Centuries-old silver tarnish mystery solved at TCD

Scientists at TCD have discovered what happens, at the level of atoms, when silver tarnishes (Source: http://blog.goldeneaglecoin.com)

The centuries-old mystery of why silver tarnishes has been solved by a team of scientists at TCD.

It has been known since ancient times that if a piece of silver is left outside it will turn black and tarnish. And, since the beginning of the 20th century, it has been known that sulphur is the chemical in air that causes the tarnishing.

However, until this new research it was a mystery exactly how – at the level of atoms – sulphur interacted with silver to create a black layer of tarnish.

This was a question first posed in 1930, but nobody answered until now,” said Stefano Sanvito, Professor of Condensed Matter Theory at TCD who conducted with research with Dr Gabriele Salah in collaboration with Nokia Bell Labs.

It’s cool to answer a question that was posed 100 years before,” added Prof Sanvito.

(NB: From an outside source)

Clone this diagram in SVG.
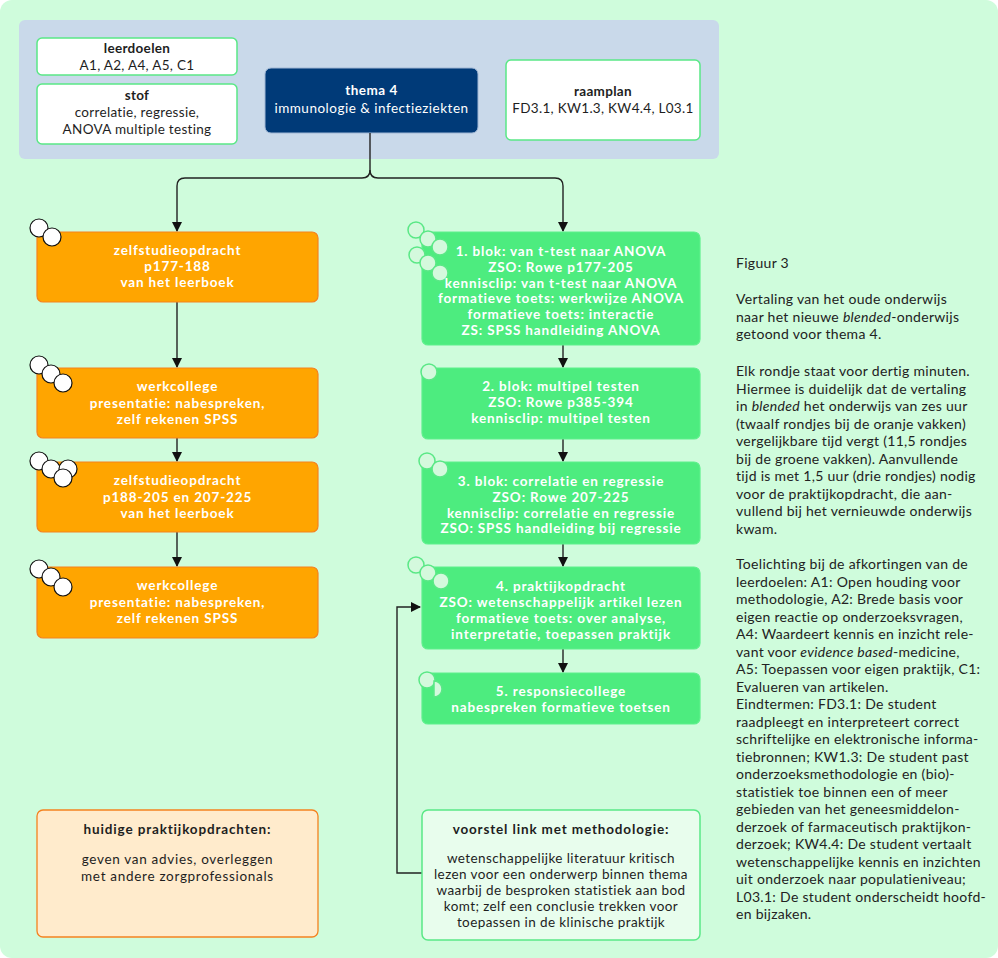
<svg xmlns="http://www.w3.org/2000/svg" width="998" height="958" viewBox="0 0 998 958">
<defs>
<style>
text{font-family:Lato,"Liberation Sans",sans-serif;font-size:13.5px;letter-spacing:0.4px}
.c{text-anchor:middle}
.b{font-weight:bold;letter-spacing:0.85px}
.t{letter-spacing:0.3px}
.w{fill:#ffffff}
.k{fill:#1e1e1e}
.org{fill:#ffa500;stroke:#f5821f;stroke-width:1.2}
.grn{fill:#4dec7f;stroke:#5ef08c;stroke-width:1.2}
.wb{fill:#ffffff;stroke:#5ae886;stroke-width:1.5}
.oc{fill:#ffffff;stroke:#111111;stroke-width:1.2}
.gc{fill:#d4f9dd;stroke:#5ae886;stroke-width:1.5}
.ln{fill:none;stroke:#222222;stroke-width:1.4}
.side{font-size:14px;letter-spacing:0.3px;fill:#222222}
</style>
<marker id="ah" markerWidth="10" markerHeight="10" refX="9" refY="5" orient="auto" markerUnits="userSpaceOnUse">
<path d="M0,0 L10,5 L0,10 z" fill="#111111"/>
</marker>
</defs>
<rect x="0" y="0" width="998" height="958" rx="12" fill="#cffcdc"/>
<rect x="19" y="20" width="700" height="139" rx="6" fill="#c9d9ea"/>

<g id="leerdoelen">
<rect class="wb" x="37" y="38" width="200" height="37" rx="5"/>
<text class="c b k t" x="137" y="53">leerdoelen</text>
<text class="c k t" x="137" y="70">A1, A2, A4, A5, C1</text>
</g>
<g id="stof">
<rect class="wb" x="37" y="84" width="200" height="60" rx="5"/>
<text class="c b k t" x="137" y="100">stof</text>
<text class="c k t" x="137" y="117">correlatie, regressie,</text>
<text class="c k t" x="137" y="134">ANOVA multiple testing</text>
</g>
<g id="thema4">
<rect x="265" y="68" width="213" height="65" rx="6" fill="#003a78" stroke="#9fb6d4" stroke-width="1"/>
<text class="c b w" x="371.5" y="95" style="letter-spacing:0.5px">thema 4</text>
<text class="c w" x="371.5" y="113" style="letter-spacing:0.5px">immunologie &amp; infectieziekten</text>
</g>
<g id="raamplan">
<rect class="wb" x="506" y="60" width="194" height="80" rx="5"/>
<text class="c b k t" x="603" y="96">raamplan</text>
<text class="c k t" x="603" y="113">FD3.1, KW1.3, KW4.4, L03.1</text>
</g>

<g id="connectors">
<path class="ln" d="M370,133 V170 Q370,178 362,178 H185 Q177,178 177,186 V231" marker-end="url(#ah)"/>
<path class="ln" d="M370,170 Q370,178 378,178 H555 Q563,178 563,186 V231" marker-end="url(#ah)"/>
<path class="ln" d="M177,302 V367" marker-end="url(#ah)"/>
<path class="ln" d="M177,438 V461" marker-end="url(#ah)"/>
<path class="ln" d="M177,532 V566" marker-end="url(#ah)"/>
<path class="ln" d="M563,345 V367" marker-end="url(#ah)"/>
<path class="ln" d="M563,439 V461" marker-end="url(#ah)"/>
<path class="ln" d="M563,544 V566" marker-end="url(#ah)"/>
<path class="ln" d="M563,649 V672" marker-end="url(#ah)"/>
<path class="ln" d="M423,873 H397 V607 H420" marker-end="url(#ah)"/>
</g>

<g id="zelfstudie1">
<rect class="org" x="37" y="232" width="281" height="70" rx="6"/>
<circle class="oc" cx="39" cy="228" r="9"/>
<circle class="oc" cx="52" cy="237" r="9"/>
<text class="c b w" x="177.5" y="255">zelfstudieopdracht</text>
<text class="c b w" x="177.5" y="271">p177-188</text>
<text class="c b w" x="177.5" y="287">van het leerboek</text>
</g>
<g id="werkcollege1">
<rect class="org" x="37" y="368" width="281" height="70" rx="6"/>
<circle class="oc" cx="39" cy="365" r="9"/>
<circle class="oc" cx="51" cy="374" r="9"/>
<circle class="oc" cx="63" cy="383" r="9"/>
<text class="c b w" x="177.5" y="391">werkcollege</text>
<text class="c b w" x="177.5" y="408">presentatie: nabespreken,</text>
<text class="c b w" x="177.5" y="424">zelf rekenen SPSS</text>
</g>
<g id="zelfstudie2">
<rect class="org" x="37" y="462" width="281" height="70" rx="6"/>
<circle class="oc" cx="39" cy="461" r="9"/>
<circle class="oc" cx="51" cy="469" r="9"/>
<circle class="oc" cx="68" cy="469" r="9"/>
<circle class="oc" cx="63" cy="478" r="9"/>
<text class="c b w" x="177.5" y="485">zelfstudieopdracht</text>
<text class="c b w" x="177.5" y="502">p188-205 en 207-225</text>
<text class="c b w" x="177.5" y="518">van het leerboek</text>
</g>
<g id="werkcollege2">
<rect class="org" x="37" y="567" width="281" height="71" rx="6"/>
<circle class="oc" cx="39" cy="569" r="9"/>
<circle class="oc" cx="51" cy="577" r="9"/>
<circle class="oc" cx="63" cy="587" r="9"/>
<text class="c b w" x="177.5" y="590">werkcollege</text>
<text class="c b w" x="177.5" y="607">presentatie: nabespreken,</text>
<text class="c b w" x="177.5" y="623">zelf rekenen SPSS</text>
</g>

<g id="blok1">
<rect class="grn" x="422" y="232" width="278" height="113" rx="6"/>
<circle class="gc" cx="416" cy="230" r="8"/>
<circle class="gc" cx="428" cy="239" r="8"/>
<circle class="gc" cx="440" cy="247" r="8"/>
<circle class="gc" cx="417" cy="255" r="8"/>
<circle class="gc" cx="428" cy="263" r="8"/>
<circle class="gc" cx="440" cy="273" r="8"/>
<text class="c b w" x="561" y="256">1. blok: van t-test naar ANOVA</text>
<text class="c b w" x="561" y="272">ZSO: Rowe p177-205</text>
<text class="c b w" x="561" y="287.5">kennisclip: van t-test naar ANOVA</text>
<text class="c b w" x="561" y="303">formatieve toets: werkwijze ANOVA</text>
<text class="c b w" x="561" y="319">formatieve toets: interactie</text>
<text class="c b w" x="561" y="334.5">ZS: SPSS handleiding ANOVA</text>
</g>
<g id="blok2">
<rect class="grn" x="422" y="368" width="278" height="71" rx="6"/>
<circle class="gc" cx="429" cy="372" r="8"/>
<text class="c b w" x="561" y="391">2. blok: multipel testen</text>
<text class="c b w" x="561" y="407">ZSO: Rowe p385-394</text>
<text class="c b w" x="561" y="423">kennisclip: multipel testen</text>
</g>
<g id="blok3">
<rect class="grn" x="422" y="462" width="278" height="82" rx="6"/>
<circle class="gc" cx="427" cy="461" r="8"/>
<circle class="gc" cx="440" cy="469" r="8"/>
<text class="c b w" x="561" y="486">3. blok: correlatie en regressie</text>
<text class="c b w" x="561" y="502">ZSO: Rowe 207-225</text>
<text class="c b w" x="561" y="517.5">kennisclip: correlatie en regressie</text>
<text class="c b w" x="561" y="533">ZSO: SPSS handleiding bij regressie</text>
</g>
<g id="blok4">
<rect class="grn" x="422" y="567" width="278" height="82" rx="6"/>
<circle class="gc" cx="416" cy="565" r="8"/>
<circle class="gc" cx="428" cy="573" r="8"/>
<circle class="gc" cx="441" cy="581" r="8"/>
<text class="c b w" x="561" y="591">4. praktijkopdracht</text>
<text class="c b w" x="561" y="607">ZSO: wetenschappelijk artikel lezen</text>
<text class="c b w" x="561" y="623">formatieve toets: over analyse,</text>
<text class="c b w" x="561" y="639">interpretatie, toepassen praktijk</text>
</g>
<g id="blok5">
<rect class="grn" x="422" y="673" width="278" height="51" rx="6"/>
<circle class="gc" cx="427" cy="680" r="8"/>
<path class="gc" d="M434,681 A8,8 0 0 1 434,697 Z"/>
<text class="c b w" x="561" y="696">5. responsiecollege</text>
<text class="c b w" x="561" y="712">nabespreken formatieve toetsen</text>
</g>

<g id="huidige">
<rect x="37" y="810" width="281" height="127" rx="6" fill="#ffebcc" stroke="#f5821f" stroke-width="1.3"/>
<text class="c b k" x="177.5" y="834">huidige praktijkopdrachten:</text>
<text class="c k" x="177.5" y="864" style="letter-spacing:0.7px">geven van advies, overleggen</text>
<text class="c k" x="177.5" y="881" style="letter-spacing:0.7px">met andere zorgprofessionals</text>
</g>
<g id="voorstel">
<rect x="422" y="810" width="278" height="130" rx="6" fill="#e8fded" stroke="#5ae886" stroke-width="1.5"/>
<text class="c b k" x="561" y="834">voorstel link met methodologie:</text>
<text class="c k" x="561" y="863">wetenschappelijke literatuur kritisch</text>
<text class="c k" x="561" y="879">lezen voor een onderwerp binnen thema</text>
<text class="c k" x="561" y="895">waarbij de besproken statistiek aan bod</text>
<text class="c k" x="561" y="911">komt; zelf een conclusie trekken voor</text>
<text class="c k" x="561" y="927">toepassen in de klinische praktijk</text>
</g>

<g id="caption">
<text class="side" x="736" y="268">Figuur 3</text>
<text class="side" x="736" y="304">Vertaling van het oude onderwijs</text>
<text class="side" x="736" y="321.5">naar het nieuwe <tspan font-style="italic">blended</tspan>-onderwijs</text>
<text class="side" x="736" y="339">getoond voor thema 4.</text>
<text class="side" x="736" y="376">Elk rondje staat voor dertig minuten.</text>
<text class="side" x="736" y="393.5">Hiermee is duidelijk dat de vertaling</text>
<text class="side" x="736" y="411">in <tspan font-style="italic">blended</tspan> het onderwijs van zes uur</text>
<text class="side" x="736" y="428.5">(twaalf rondjes bij de oranje vakken)</text>
<text class="side" x="736" y="446">vergelijkbare tijd vergt (11,5 rondjes</text>
<text class="side" x="736" y="463.5">bij de groene vakken). Aanvullende</text>
<text class="side" x="736" y="481">tijd is met 1,5 uur (drie rondjes) nodig</text>
<text class="side" x="736" y="498.5">voor de praktijkopdracht, die aan-</text>
<text class="side" x="736" y="516">vullend bij het vernieuwde onderwijs</text>
<text class="side" x="736" y="533.5">kwam.</text>
<text class="side" x="736" y="569">Toelichting bij de afkortingen van de</text>
<text class="side" x="736" y="586.5">leerdoelen: A1: Open houding voor</text>
<text class="side" x="736" y="604">methodologie, A2: Brede basis voor</text>
<text class="side" x="736" y="621.5">eigen reactie op onderzoeksvragen,</text>
<text class="side" x="736" y="639">A4: Waardeert kennis en inzicht rele-</text>
<text class="side" x="736" y="656.5">vant voor <tspan font-style="italic">evidence based</tspan>-medicine,</text>
<text class="side" x="736" y="674">A5: Toepassen voor eigen praktijk, C1:</text>
<text class="side" x="736" y="691.5">Evalueren van artikelen.</text>
<text class="side" x="736" y="709">Eindtermen: FD3.1: De student</text>
<text class="side" x="736" y="726.5">raadpleegt en interpreteert correct</text>
<text class="side" x="736" y="744">schriftelijke en elektronische informa-</text>
<text class="side" x="736" y="761.5">tiebronnen; KW1.3: De student past</text>
<text class="side" x="736" y="779">onderzoeksmethodologie en (bio)-</text>
<text class="side" x="736" y="796.5">statistiek toe binnen een of meer</text>
<text class="side" x="736" y="814">gebieden van het geneesmiddelon-</text>
<text class="side" x="736" y="831.5">derzoek of farmaceutisch praktijkon-</text>
<text class="side" x="736" y="849">derzoek; KW4.4: De student vertaalt</text>
<text class="side" x="736" y="866.5">wetenschappelijke kennis en inzichten</text>
<text class="side" x="736" y="884">uit onderzoek naar populatieniveau;</text>
<text class="side" x="736" y="901.5">L03.1: De student onderscheidt hoofd-</text>
<text class="side" x="736" y="919">en bijzaken.</text>
</g>
</svg>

The mystery was solved during a TCD and Nokia Bell Labs research project aimed at finding out how silver corrodes as part of a wider research effort to figure out how metals commonly used in electronic equipment corrode.

The corrosion of metals in electronic equipment has become a big issue, said Prof Sanvito because people are increasingly using their equipment outdoors, and it’s even more of a problem near coastlines with corrosive salt air.

The researchers decided to investigate how silver corrodes, as a example of how metals in general undergo corrosion.

Atoms

The researchers knew that sulphur was the chemical that corroded silver, but they needed a way to examine precisely how sulphur and silver atoms behaved when they collided to create a tarnish layer in real-time.

They did this by building atom-simulation software that had all the information required to display, in video format, how sulphur and silver atoms interact.

Prof Sanvito described what the simulation software revealed.

When a sulphur molecule arrives on a silver surface the molecule breaks right away and the individual sulphur atoms attach to the surface.”

The other thing is that when sulphur atoms arrive on a silver surface, silver-sulphur compounds are formed.”

The simulation also showed that as sulphur collides with surface of silver, silver atoms begin to move the inside of the silver surface up to the surface.

As sulphur atoms are hitting the silver surface, said Prof Sanvito, free silver atoms are available there to bind with sulphur and build a layer of tarnish.

The research also revealed that higher quality silver is less prone to corrosion.

This chemical penetration of silver by sulphur, which causes tarnishing, happens at a faster rate when silver is defective, explained Prof Sanvito.

High quality silver tends to corrode less than silver which might have small cracks or things like that.”

It would be interesting to take the findings and develop an anti-silver corrosion material, said Prof Sanvito, but there are no current plans to do so.